There were five cases that were conducted for sensitivity analysis and the results are shown in Table 13 and Table 14. From the above cases, Case 2 is the most stable case. The graphical representation of the alternative rankings with the proposed model is pictured in Figure 5.

8.2. Comparative Analysis

This section conducted a comparative analysis of different MCDM methods and an analysis of the alternatives ranking. There were two MCDM methods utilized here, namely the Technique for Order of Preference by Similarity to Ideal Solution (TOPSIS) [24] and Complex Proportional Assessment (COPRAS) [61] methods. All alternative ranks are identical to the proposed model shown in

Table 15. Comparative ranking of the alternatives by different MCDM methods.

Alternative	TOPSIS	COPRAS	MULTIMOORA
Company A	5	5	5
Company B	2	2	2
Company C	1	1	1
Company D	4	4	4
Company E	3	3	3

.

Remark 5.

The comparative ranking of the alternatives by different MCDM methods is shown in Table 15. The results are the same as the proposed MULTIMOORA method, which is also depicted graphically in Figure 6.

9. Conclusions and Future Research Scope

In this paper, we have contributed a ranking-based analysis on the performances and challenges associated with supply chains. Several challenges like disruptions in supply chains, logistics constraints, lack of coherence between asking consumption rate and availability of the products, and technological, ethical sourcing-based challenges are present in supply chain phenomena. We accumulated the challenges as criteria in a mathematical analysis using the multi-criteria decision-making (MCDM) approach. The CRITIC method was used for manipulating both the local and global weights for such criteria and some significant sub-criteria. Some well-known e-commerce companies were considered as alternatives in MCDM phenomena. The ranking of the alternatives was conducted through the MULTIMOORA method.

The CRITIC-based numerical approach in the MCDM scenario obtained a decreasing order of weights among the criteria as follows: supply chain disruptions $\left(C_1\right)$ > logistics challenges $\left(C_2\right)$ > sustainability and ethical sourcing $\left(C_5\right)$ > technological and cybersecurity issues $\left(C_4\right)$ > demand and supply imbalances $\left(C_3\right)$. The global weights of the criteria and sub-criteria were derived using the local weights. Furthermore, the MULTIMOORA-based numerical simulation obtained the ranking of the alternatives as follows: Company C > Company B > Company E > Company D > Company A. Additionally, we performed a sensitivity analysis and comparative analysis to check the system’s stability and vagueness.

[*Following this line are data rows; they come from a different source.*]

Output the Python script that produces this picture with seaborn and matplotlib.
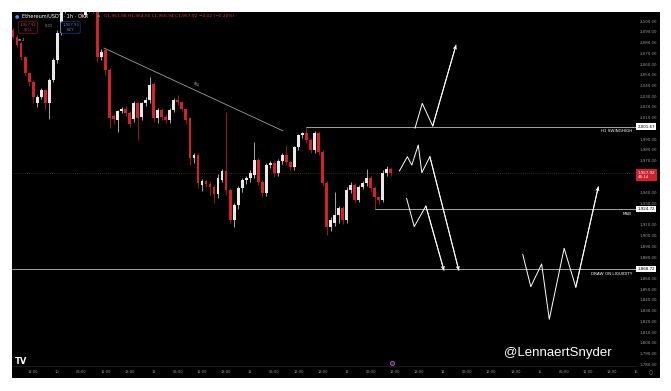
import matplotlib
matplotlib.use('Agg')
import numpy as np
import pandas as pd
import matplotlib.pyplot as plt
import seaborn as sns
from matplotlib.patches import Rectangle

# hourly candles, hour offset from 13th 00:00
hours = list(range(-83, 12))

opens = [2091.8, 2085.3, 2080.0, 2066.6, 2051.6, 2043.3, 2023.7, 2029.3, 2035.8, 2023.7,
         2045.1, 2063.8, 2089.0, 2112.0, 2120.0, 2116.0, 2122.0, 2117.0, 2106.0, 2112.0,
         2115.0, 2110.0, 2066.6, 2073.1, 2054.5, 2011.5, 2007.8, 2016.2, 2018.0, 2014.4,
         2008.7, 2023.7, 2010.6, 2023.7, 2026.5, 2041.4, 2009.7, 2017.1, 2010.6, 2007.8,
         2017.1, 2026.5, 2024.6, 2018.0, 2009.7, 1972.3, 1975.2, 1947.2, 1950.9, 1948.1,
         1945.3, 1938.8, 1951.8, 1960.5, 1942.5, 1914.5, 1928.5, 1944.4, 1951.8, 1953.7,
         1956.5, 1970.5, 1950.0, 1939.7, 1965.8, 1968.0, 1958.4, 1969.5, 1975.2, 1968.6,
         1964.0, 1982.6, 1993.8, 1995.7, 1989.2, 1979.8, 1995.7, 1978.0, 1949.0, 1908.0,
         1912.0, 1919.0, 1925.7, 1914.5, 1942.5, 1947.2, 1933.2, 1945.3, 1949.0, 1953.7,
         1944.4, 1935.6, 1933.2, 1958.4, 1962.1]
highs = [2094, 2087, 2081, 2068, 2053, 2045, 2031, 2038, 2037, 2047,
         2066, 2092, 2118, 2124, 2126, 2124, 2126, 2120, 2114, 2117,
         2118, 2112, 2074, 2074.5, 2056, 2013, 2017, 2020, 2021, 2016,
         2026, 2025, 2025, 2029, 2048.3, 2043, 2019, 2019, 2013, 2019,
         2028, 2031, 2026, 2019, 2011, 1977, 1977, 1953, 1952, 1951,
         1947, 1957, 1962, 2015.5, 1944, 1930, 1946, 1954, 1956, 1961,
         1987.3, 1972, 1952, 1968, 1970, 1970, 1971, 1977, 1984.3, 1970,
         1984, 1995, 1997, 2001.67, 1991, 1998, 1997, 1980, 1951, 1917,
         1941, 1928, 1928, 1945, 1950, 1949, 1947, 1951, 1962, 1956,
         1946, 1937, 1961, 1964.5, 1964]
lows = [2083, 2076, 2064, 2049, 2040, 2024, 2020, 2027, 2018, 2009,
        2043, 2061, 2087, 2108, 2112, 2112, 2114, 2104, 2104, 2109,
        2108, 2062, 2064, 2050, 2000.5, 2004, 1997, 2014, 2012, 2001,
        2006, 1989.2, 2008, 2021, 2024, 2006, 2005, 2008, 2005, 2005,
        2015, 2022, 2016, 2004, 1966, 1968, 1944, 1942, 1945, 1938,
        1930, 1935, 1950, 1938, 1912, 1908.3, 1925, 1941, 1948, 1950,
        1954, 1947, 1936, 1937, 1963, 1955, 1956, 1967, 1966, 1961,
        1961, 1980, 1991, 1986, 1977, 1977, 1975, 1946, 1900.2, 1904,
        1909, 1912, 1911, 1912, 1940, 1930, 1931, 1943, 1946, 1941,
        1924.72, 1929, 1931, 1956, 1956]
closes = [2085.3, 2077.8, 2066.6, 2051.6, 2043.3, 2029.3, 2029.3, 2035.8, 2023.7, 2045.1,
          2063.8, 2089.0, 2112.0, 2120.0, 2116.0, 2122.0, 2117.0, 2110.0, 2112.0, 2115.0,
          2110.0, 2066.6, 2071.2, 2054.5, 2009.7, 2008.7, 2016.2, 2018.0, 2014.4, 2004.1,
          2023.7, 2009.7, 2023.7, 2026.5, 2040.5, 2009.7, 2017.1, 2010.6, 2007.8, 2017.1,
          2026.5, 2024.6, 2018.0, 2007.8, 1972.3, 1975.2, 1949.0, 1950.9, 1948.1, 1945.3,
          1938.8, 1953.7, 1960.5, 1942.5, 1914.5, 1928.5, 1944.4, 1951.8, 1953.7, 1958.4,
          1970.5, 1950.0, 1939.7, 1965.8, 1968.0, 1958.4, 1969.5, 1975.2, 1968.6, 1964.0,
          1982.6, 1993.8, 1995.7, 1989.2, 1979.8, 1995.7, 1978.0, 1949.0, 1908.0, 1914.5,
          1919.0, 1925.7, 1914.5, 1942.5, 1947.2, 1933.2, 1945.3, 1949.0, 1953.7, 1944.4,
          1935.6, 1933.2, 1958.4, 1962.1, 1957.92]

# levels
swing_high = 2001.67
msb = 1924.72
dol = 1868.72
last_price = 1957.92

# drawn lines (hour, price)
trend_h = [-60.4, -15.8]
trend_p = [2075.0, 1997.6]
path1_h = [17.0, 18.8, 21.4, 27.2]
path1_p = [2000.1, 2023.4, 2002.2, 2077.8]
path2_h = [13.1, 15.1, 16.2, 17.8, 18.7, 20.7, 27.9]
path2_p = [1960.2, 1973.6, 1965.8, 1984.5, 1958.7, 1973.6, 1867.5]
path3_h = [14.9, 16.8, 19.7, 24.2]
path3_p = [1934.8, 1908.3, 1927.6, 1867.5]
path4_h = [43.8, 45.8, 48.5, 50.4, 54.1, 57.0, 62.6]
path4_p = [1882.5, 1852.3, 1873.5, 1821.9, 1888.1, 1851.8, 1945.6]

# price axis labels (the ones under the tags are hidden)
yt = [v for v in range(1780, 2101, 10) if v not in (1870, 1920, 1950, 1960, 2000)]

df = pd.DataFrame(dict(hour=hours, open=opens, high=highs, low=lows, close=closes))
df['up'] = df.close >= df.open

sns.set_theme(style='dark')
plt.rcParams['font.family'] = ['DejaVu Sans']

W, H = 671, 391
fig = plt.figure(figsize=(6.71, 3.91), dpi=100, facecolor='white')
fig.add_artist(Rectangle((12 / W, 1 - 378 / H), 648 / W, 366 / H, transform=fig.transFigure,
                         fc='black', ec='none', zorder=-5))
ax = fig.add_axes([12 / W, 1 - 366 / H, 624.5 / W, 354 / H])
ax.set_facecolor('black')

xmin, xmax = -83.26, 72.1
red = '#d1212d'
cols = np.where(df.up, '#e8e8e8', red)

ax.vlines(df.hour, df.low, df.high, colors=cols, lw=0.5, zorder=3)
ax.bar(df.hour, np.maximum((df.close - df.open).abs(), 0.6), bottom=np.minimum(df.open, df.close),
       width=0.7, color=cols, linewidth=0, zorder=4)

# levels
ax.hlines(last_price, xmin, xmax, colors='#6e1c1c', linestyles=(0, (1, 1.5)), lw=0.6, zorder=2)
sns.lineplot(x=[-10, xmax], y=[swing_high, swing_high], color='#bdbdbd', lw=0.6, ax=ax)
sns.lineplot(x=[7, xmax], y=[msb, msb], color='#bdbdbd', lw=0.6, ax=ax)
sns.lineplot(x=[xmin, xmax], y=[dol, dol], color='#bdbdbd', lw=0.6, ax=ax)
sns.lineplot(x=trend_h, y=trend_p, color='#9e9e9e', lw=0.6, ax=ax)
ax.text(-37.5, 2038, 'SSL', fontsize=2.6, color='#bdbdbd', rotation=-25, ha='center', va='bottom')

for ph, pp in [(path1_h, path1_p), (path2_h, path2_p), (path3_h, path3_p), (path4_h, path4_p)]:
    sns.lineplot(x=ph, y=pp, sort=False, estimator=None, color='white', lw=0.7, ax=ax)
    ax.annotate('', xy=(ph[-1], pp[-1]), xytext=(ph[-2], pp[-2]),
                arrowprops=dict(arrowstyle='->', color='white', lw=0.7, mutation_scale=5,
                                shrinkA=0, shrinkB=0))

ax.text(71.0, swing_high - 2.5, 'H1 SWINGHIGH', fontsize=3.0, color='white', ha='right', va='top')
ax.text(71.0, msb - 2.5, 'MSB', fontsize=3.0, color='white', ha='right', va='top')
ax.text(71.0, dol - 2.5, 'DRAW ON LIQUIDITY', fontsize=3.0, color='white', ha='right', va='top')

# price tags
for lvl in [swing_high, msb, dol]:
    ax.text(72.4, lvl, f'{lvl:,.2f}', fontsize=2.9, color='black', ha='left', va='center',
            bbox=dict(boxstyle='square,pad=0.3', fc='white', ec='none'), clip_on=False, zorder=6)
ax.text(72.4, last_price - 1.5, f'{last_price:,.2f}\n46:14', fontsize=2.9, color='white', ha='left',
        va='center', linespacing=1.2,
        bbox=dict(boxstyle='square,pad=0.35', fc=red, ec='none'), clip_on=False, zorder=6)

ax.plot([11.3], [1781.5], 'o', ms=3, mfc='#3a1a4a', mec='#b05cc8', mew=0.6)

ax.set_xlim(xmin, xmax)
ax.set_ylim(1778.3, 2108.6)

ax.yaxis.tick_right()
ax.set_yticks(yt)
ax.set_yticklabels([f'{v:,.2f}' for v in yt])
xt = list(range(-78, 73, 6))
ax.set_xticks(xt)
ax.set_xticklabels([str(13 + h // 24) if h % 24 == 0 else f'{h % 24:02d}:00' for h in xt])
ax.tick_params(axis='y', length=0, pad=2, labelsize=2.9, labelcolor='#9a9a9a')
ax.tick_params(axis='x', length=0, pad=3, labelsize=2.6, labelcolor='#9a9a9a')
ax.grid(False)
for s in ax.spines.values():
    s.set_visible(False)
ax.spines['bottom'].set_visible(True)
ax.spines['bottom'].set_color('#262626')
ax.spines['bottom'].set_linewidth(0.5)
ax.set_xlabel('')
ax.set_ylabel('')

# header
fig.text(17 / W, 1 - 16 / H, '●', fontsize=3.5, color='#5b8def', va='center', ha='center')
fig.text(22 / W, 1 - 16 / H, 'Ethereum/USDT · 1h · OKX', fontsize=3.6, color='white', va='center')
fig.text(98 / W, 1 - 16 / H, '●', fontsize=2.5, color='#26a69a', va='center', ha='center')
fig.text(104 / W, 1 - 16 / H, 'O1,961.98 H1,964.60 L1,956.94 C1,957.92 −4.02 (−0.20%)',
         fontsize=3.2, color='#e0343f', va='center')
fig.text(28 / W, 1 - 27.5 / H, '1,957.92\nSELL', fontsize=2.7, color='#e0343f', ha='center', va='center',
         linespacing=1.3, bbox=dict(boxstyle='round,pad=0.35', fc='black', ec='#8e1b22', lw=0.5))
fig.text(49 / W, 1 - 26 / H, '0.01', fontsize=2.6, color='#9a9a9a', ha='center', va='center')
fig.text(70.5 / W, 1 - 27.5 / H, '1,957.93\nBUY', fontsize=2.7, color='#4a7fe0', ha='center', va='center',
         linespacing=1.3, bbox=dict(boxstyle='round,pad=0.35', fc='black', ec='#1f3f8a', lw=0.5))
fig.text(21 / W, 1 - 40 / H, '≡ 2', fontsize=2.6, color='#cfcfcf', ha='center', va='center')

fig.text(15 / W, 1 - 361 / H, 'TV', fontsize=6, color='white', weight='bold', va='center')
fig.text(612 / W, 1 - 353 / H, '@LennaertSnyder', fontsize=9.5, color='white',
         family='Liberation Sans', ha='right', va='center')
fig.text(651 / W, 1 - 373 / H, '○', fontsize=3.5, color='#9a9a9a', ha='center', va='center')

fig.savefig('out.png', dpi=100, facecolor='white')
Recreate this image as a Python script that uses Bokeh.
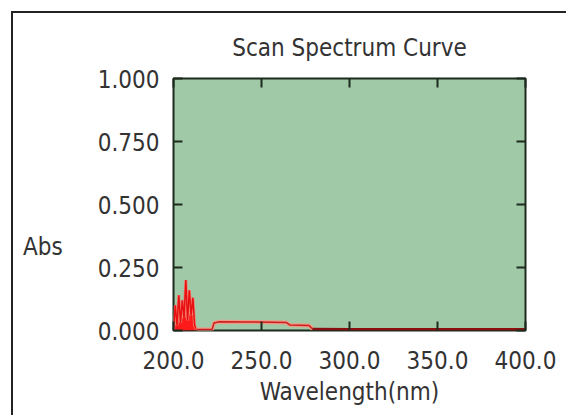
from bokeh.plotting import figure
from bokeh.models import Range1d, LinearAxis, FixedTicker, NumeralTickFormatter
from bokeh.embed import file_html
from bokeh.resources import INLINE

# ---- data ----
spike_wl = [200, 201, 202, 203, 204, 205, 206, 207, 208, 209, 210, 211, 212, 213]
spike_abs = [0.0, 0.10, 0.02, 0.14, 0.03, 0.12, 0.05, 0.20, 0.04, 0.16, 0.06, 0.13, 0.02, 0.004]
band_wl = [213, 222, 223, 226, 240, 255, 264, 266, 272, 277, 279]
band_abs = [0.004, 0.005, 0.030, 0.035, 0.034, 0.033, 0.032, 0.022, 0.021, 0.020, 0.006]
tail_wl = [279, 300, 350, 400]
tail_abs = [0.006, 0.005, 0.005, 0.005]
x_ticks = [200, 250, 300, 350, 400]
y_ticks = [0.0, 0.25, 0.5, 0.75, 1.0]

FONT = "DejaVu Sans Condensed"
FS = "24px"
TXT = "#333333"
FRAME = "#1f2a1f"

p = figure(width=555, height=404, output_backend="svg", toolbar_location=None,
           x_range=Range1d(200, 400), y_range=Range1d(0, 1),
           min_border_left=160, min_border_top=65, min_border_right=43, min_border_bottom=87)
p.styles = {"margin-left": "11px", "margin-top": "11px",
            "border-left": "2px solid #222222", "border-top": "2px solid #222222"}
p.background_fill_color = "#a0c9a8"
p.border_fill_color = "white"
p.outline_line_color = FRAME
p.outline_line_width = 2
p.grid.visible = False

p.title.text = "Scan Spectrum Curve"
p.title.align = "center"
p.title.text_font = FONT
p.title.text_font_size = FS
p.title.text_font_style = "normal"
p.title.text_color = TXT
p.title.standoff = 34

for ax in (p.xaxis[0], p.yaxis[0]):
    ax.axis_line_color = None
    ax.major_tick_in = 9
    ax.major_tick_out = 0
    ax.major_tick_line_color = FRAME
    ax.major_tick_line_width = 2
    ax.minor_tick_line_color = None
    ax.major_label_text_font = FONT
    ax.major_label_text_font_size = FS
    ax.major_label_text_color = TXT
    ax.axis_label_text_font = FONT
    ax.axis_label_text_font_size = FS
    ax.axis_label_text_font_style = "normal"
    ax.axis_label_text_color = TXT

p.xaxis.ticker = FixedTicker(ticks=x_ticks)
p.xaxis.formatter = NumeralTickFormatter(format="0.0")
p.xaxis.major_label_standoff = 20
p.xaxis.axis_label = "Wavelength(nm)"
p.xaxis.axis_label_standoff = 6

p.yaxis.ticker = FixedTicker(ticks=y_ticks)
p.yaxis.formatter = NumeralTickFormatter(format="0.000")
p.yaxis.major_label_standoff = 14
p.yaxis.axis_label = "\n\nAbs"
p.yaxis.axis_label_orientation = "horizontal"
p.yaxis.axis_label_text_baseline = "top"
p.yaxis.axis_label_text_line_height = 1.5
p.yaxis.axis_label_standoff = 32

# mirrored inside ticks on top and right
for loc, ticks in (("above", x_ticks), ("right", y_ticks)):
    a = LinearAxis(ticker=FixedTicker(ticks=ticks))
    a.axis_line_color = None
    a.major_tick_in = 9
    a.major_tick_out = 0
    a.major_tick_line_color = FRAME
    a.major_tick_line_width = 2
    a.minor_tick_line_color = None
    a.major_label_text_alpha = 0
    a.major_label_text_font_size = "1px"
    a.major_label_standoff = 0
    p.add_layout(a, loc)

# spectrum
p.varea(x=spike_wl, y1=0, y2=spike_abs, fill_color="#ff1a1a")
p.line(spike_wl, spike_abs, line_color="#f08070", line_width=3)
p.line(spike_wl, spike_abs, line_color="#e81010", line_width=1.5)
p.line(band_wl, band_abs, line_color="#f09a84", line_width=4)
p.line(band_wl, band_abs, line_color="#c82020", line_width=1.5)
p.line(tail_wl, tail_abs, line_color="#8a1010", line_width=2.5)

open("out.html", "w").write(file_html(p, INLINE))
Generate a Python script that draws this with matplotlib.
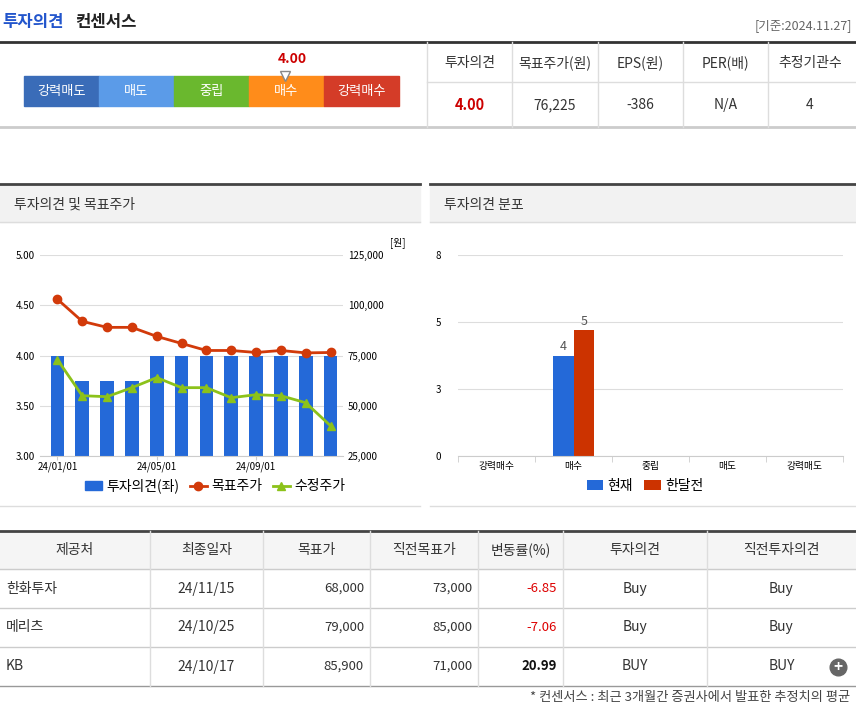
import matplotlib
matplotlib.use("Agg")
import matplotlib.pyplot as plt
from matplotlib import font_manager
from matplotlib.patches import Rectangle

cjk = [f.name for f in font_manager.fontManager.ttflist if "CJK" in f.name]
kr = [n for n in cjk if "KR" in n] or cjk
plt.rcParams["font.family"] = (kr[:1] if kr else []) + ["DejaVu Sans"]

W, H = 856, 710

# left chart data
dates = ["24/01/01", "", "", "", "24/05/01", "", "", "", "24/09/01", "", "", ""]
opinion = [4.0, 3.75, 3.75, 3.75, 4.0, 4.0, 4.0, 4.0, 4.0, 4.0, 4.0, 4.0]
target = [103000, 92000, 89000, 89000, 84500, 81000, 77500, 77500, 76500, 77500, 76300, 76500]
revised = [73000, 55000, 54500, 59000, 64000, 59000, 59000, 54000, 55500, 55000, 51500, 40000]

# right chart data
dist_cats = ["강력매수", "매수", "중립", "매도", "강력매도"]
dist_now = [0, 4, 0, 0, 0]
dist_prev = [0, 5, 0, 0, 0]

# header data
scale_labels = ["강력매도", "매도", "중립", "매수", "강력매수"]
scale_colors = ["#3a6cb8", "#5b9be8", "#6ab82e", "#ff8c1a", "#d43c28"]
summary_head = ["투자의견", "목표주가(원)", "EPS(원)", "PER(배)", "추정기관수"]
summary_vals = ["4.00", "76,225", "-386", "N/A", "4"]

# broker table
tbl_head = ["제공처", "최종일자", "목표가", "직전목표가", "변동률(%)", "투자의견", "직전투자의견"]
tbl_rows = [
    ["한화투자", "24/11/15", "68,000", "73,000", "-6.85", "Buy", "Buy"],
    ["메리츠", "24/10/25", "79,000", "85,000", "-7.06", "Buy", "Buy"],
    ["KB", "24/10/17", "85,900", "71,000", "20.99", "BUY", "BUY"],
]

fig = plt.figure(figsize=(W / 100, H / 100), dpi=100)
bg = fig.add_axes([0, 0, 1, 1])
bg.set_xlim(0, W)
bg.set_ylim(H, 0)
bg.axis("off")


def ax_px(x0, y0, x1, y1):
    return fig.add_axes([x0 / W, 1 - y1 / H, (x1 - x0) / W, (y1 - y0) / H])


# title
bg.text(2, 22, "투자의견", color="#2255cc", fontsize=12, fontweight="bold", va="center")
bg.text(75, 22, "컨센서스", color="#222", fontsize=12, fontweight="bold", va="center")
bg.text(852, 26, "[기준:2024.11.27]", color="#666", fontsize=9, ha="right", va="center")
bg.plot([0, 856], [42, 42], color="#333", lw=2)
bg.plot([0, 856], [127, 127], color="#ccc", lw=2)

# scale bar
x = 24
for lab, c in zip(scale_labels, scale_colors):
    bg.add_patch(Rectangle((x, 76), 75, 30, color=c))
    bg.text(x + 37.5, 91, lab, color="white", fontsize=9.5, ha="center", va="center")
    x += 75
bg.text(292, 59, "4.00", color="#cc0000", fontsize=10, fontweight="bold", ha="center", va="center")
bg.plot([285], [76], marker="v", color="white", markeredgecolor="#888", ms=7)

# summary table
cols = [427, 512, 598, 683, 768, 852]
bg.plot([427, 427], [42, 127], color="#ddd", lw=1)
bg.plot([427, 856], [82, 82], color="#ddd", lw=1)
for i, (h, v) in enumerate(zip(summary_head, summary_vals)):
    cx = (cols[i] + cols[i + 1]) / 2 if i < 4 else 810
    if i > 0:
        bg.plot([cols[i], cols[i]], [42, 127], color="#ddd", lw=1)
    bg.text(cx, 63, h, fontsize=10, ha="center", va="center", color="#333")
    bg.text(cx, 105, v, fontsize=10.5 if i == 0 else 10, ha="center", va="center",
            color="#cc0000" if i == 0 else "#333", fontweight="bold" if i == 0 else "normal")

# panel headers
for x0, x1, t in [(0, 420, "투자의견 및 목표주가"), (430, 856, "투자의견 분포")]:
    bg.add_patch(Rectangle((x0, 184), x1 - x0, 38, color="#f2f2f2"))
    bg.plot([x0, x1], [184, 184], color="#444", lw=2)
    bg.plot([x0, x1], [222, 222], color="#ddd", lw=1)
    bg.plot([x0, x1], [506, 506], color="#ddd", lw=1)
    bg.text(x0 + 14, 205, t, fontsize=10, va="center", color="#333")

# left chart
ax = ax_px(40, 255, 343, 456)
xs = list(range(len(opinion)))
ax.bar(xs, opinion, width=0.55, color="#2469d8", zorder=2)
ax.set_ylim(3.0, 5.0)
ax.set_yticks([3.0, 3.5, 4.0, 4.5, 5.0])
ax.set_yticklabels(["3.00", "3.50", "4.00", "4.50", "5.00"], fontsize=7)
ax.set_xlim(-0.7, 11.5)
ax.set_xticks([0, 4, 8])
ax.set_xticklabels([d for d in dates if d], fontsize=7)
ax.grid(axis="y", color="#ddd", lw=0.8)
for s in ["top", "right", "left"]:
    ax.spines[s].set_visible(False)
ax.spines["bottom"].set_color("#ccc")
ax.tick_params(axis="y", length=0)
ax.tick_params(axis="x", length=3, color="#ccc", pad=1)
ax2 = ax.twinx()
l1, = ax2.plot(xs, target, color="#d23a0a", marker="o", ms=6, lw=2, zorder=3)
l2, = ax2.plot(xs, revised, color="#8cc21a", marker="^", ms=6, lw=2, zorder=3)
ax2.set_ylim(25000, 125000)
ax2.set_yticks([25000, 50000, 75000, 100000, 125000])
ax2.set_yticklabels(["25,000", "50,000", "75,000", "100,000", "125,000"], fontsize=7)
ax2.tick_params(axis="y", length=0)
for s in ax2.spines.values():
    s.set_visible(False)
bg.text(398, 243, "[원]", fontsize=7, ha="center", va="center")
hb = Rectangle((0, 0), 1, 1, color="#2469d8")
fig.legend([hb, l1, l2], ["투자의견(좌)", "목표주가", "수정주가"], loc="center",
           bbox_to_anchor=(215 / W, 1 - 486 / H), ncol=3, frameon=False, fontsize=10,
           handlelength=1.2, columnspacing=0.8, handletextpad=0.3)

# right chart
bx = ax_px(458, 255, 843, 456)
pos = list(range(len(dist_cats)))
b1 = bx.bar([p - 0.135 for p in pos], dist_now, width=0.27, color="#2469d8", zorder=2)
b2 = bx.bar([p + 0.135 for p in pos], dist_prev, width=0.27, color="#cc3300", zorder=2)
for p, a, b in zip(pos, dist_now, dist_prev):
    if a:
        bx.text(p - 0.135, a + 0.1, str(a), ha="center", va="bottom", fontsize=9, color="#555")
    if b:
        bx.text(p + 0.135, b + 0.1, str(b), ha="center", va="bottom", fontsize=9, color="#555")
bx.set_ylim(0, 8)
bx.set_yticks([0, 8 / 3, 16 / 3, 8])
bx.set_yticklabels(["0", "3", "5", "8"], fontsize=7)
bx.set_xlim(-0.5, 4.5)
bx.set_xticks(pos)
bx.set_xticklabels(dist_cats, fontsize=7)
bx.set_xticks([-0.5, 0.5, 1.5, 2.5, 3.5, 4.5], minor=True)
bx.tick_params(axis="x", which="major", length=0)
bx.tick_params(axis="x", which="minor", length=4, color="#ccc")
bx.tick_params(axis="y", length=0, pad=12)
bx.grid(axis="y", color="#ddd", lw=0.8)
for s in ["top", "right", "left"]:
    bx.spines[s].set_visible(False)
bx.spines["bottom"].set_color("#ccc")
fig.legend([b1, b2], ["현재", "한달전"], loc="center", bbox_to_anchor=(645 / W, 1 - 486 / H),
           ncol=2, frameon=False, fontsize=10, handlelength=1.2, columnspacing=0.8,
           handletextpad=0.3)

# broker table
tcols = [0, 150, 263, 370, 478, 563, 707, 856]
bg.add_patch(Rectangle((0, 531), 856, 38, color="#f5f5f5"))
bg.plot([0, 856], [531, 531], color="#444", lw=2)
row_y = [569, 608, 647, 686]
for y in row_y:
    bg.plot([0, 856], [y, y], color="#ccc" if y != 686 else "#999", lw=1)
for xc in tcols[1:-1]:
    bg.plot([xc, xc], [531, 686], color="#ddd", lw=1)
for i, h in enumerate(tbl_head):
    bg.text((tcols[i] + tcols[i + 1]) / 2, 550, h, fontsize=10, ha="center", va="center", color="#333")
for r, row in enumerate(tbl_rows):
    yc = (row_y[r] + row_y[r + 1]) / 2
    for i, v in enumerate(row):
        if i == 0:
            bg.text(6, yc, v, fontsize=10, va="center", color="#333")
        elif i in (2, 3, 4):
            col = "#333"
            fw = "normal"
            if i == 4:
                col = "#dd0000" if v.startswith("-") else "#111"
                fw = "normal" if v.startswith("-") else "bold"
            bg.text(tcols[i + 1] - 6, yc, v, fontsize=9.5, ha="right", va="center", color=col, fontweight=fw)
        else:
            bg.text((tcols[i] + tcols[i + 1]) / 2, yc, v, fontsize=10, ha="center", va="center", color="#333")
bg.plot([838], [667], marker="o", ms=12, color="#666")
bg.text(838, 667, "+", color="white", fontsize=11, ha="center", va="center", fontweight="bold")
bg.text(850, 698, "* 컨센서스 : 최근 3개월간 증권사에서 발표한 추정치의 평균", fontsize=9.5,
        ha="right", va="center", color="#444")

fig.savefig("out.png", dpi=100)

There are several scopes for extending the research work in the future. Further advancements can be done in the following directions:

• The present research work has been carried out in a deterministic environment, which is not the case for real business phenomena. A real business management scenario contains several types of uncertainties regarding data manipulation and decision-making. So, fuzzy and other types of uncertain environments may be considered in such a ranking-based analysis for reliable outcomes.
• Here, we have used the CRITIC method for obtaining weights regarding criteria and sub-criteria and the MULTIMOORA method for ranking the alternatives. However, similar kinds of problems can be analyzed using MCDM methods like AHP, entropy, and Stepwise Weight Assessment Ratio Analysis (SWARA) for criterion and sub-criterion weights and WASPAS, CoCoSo, VIKOR, and ELECTRE methods for ranking alternatives.
• This paper has a specific focus on challenges and performances of e-commerce-based communications. Other supply chain models regarding retail and manufacturing organization, health care systems, and so on can be formulated using the proposed approach.
• The performance of the supply chain networks may be evaluated with sustainable development goals (SDGs) as fundamental concerns in the future.
• One of the limitations of this present study is that we have only addressed a few criteria and sub-criteria in the MCDM model, which have many impacts. However, there are several less impacting challenges in supply chain scenarios, which have been ignored for the sake of simplicity in this initial work. These challenges should be addressed for increased insights into business phenomena in future research works.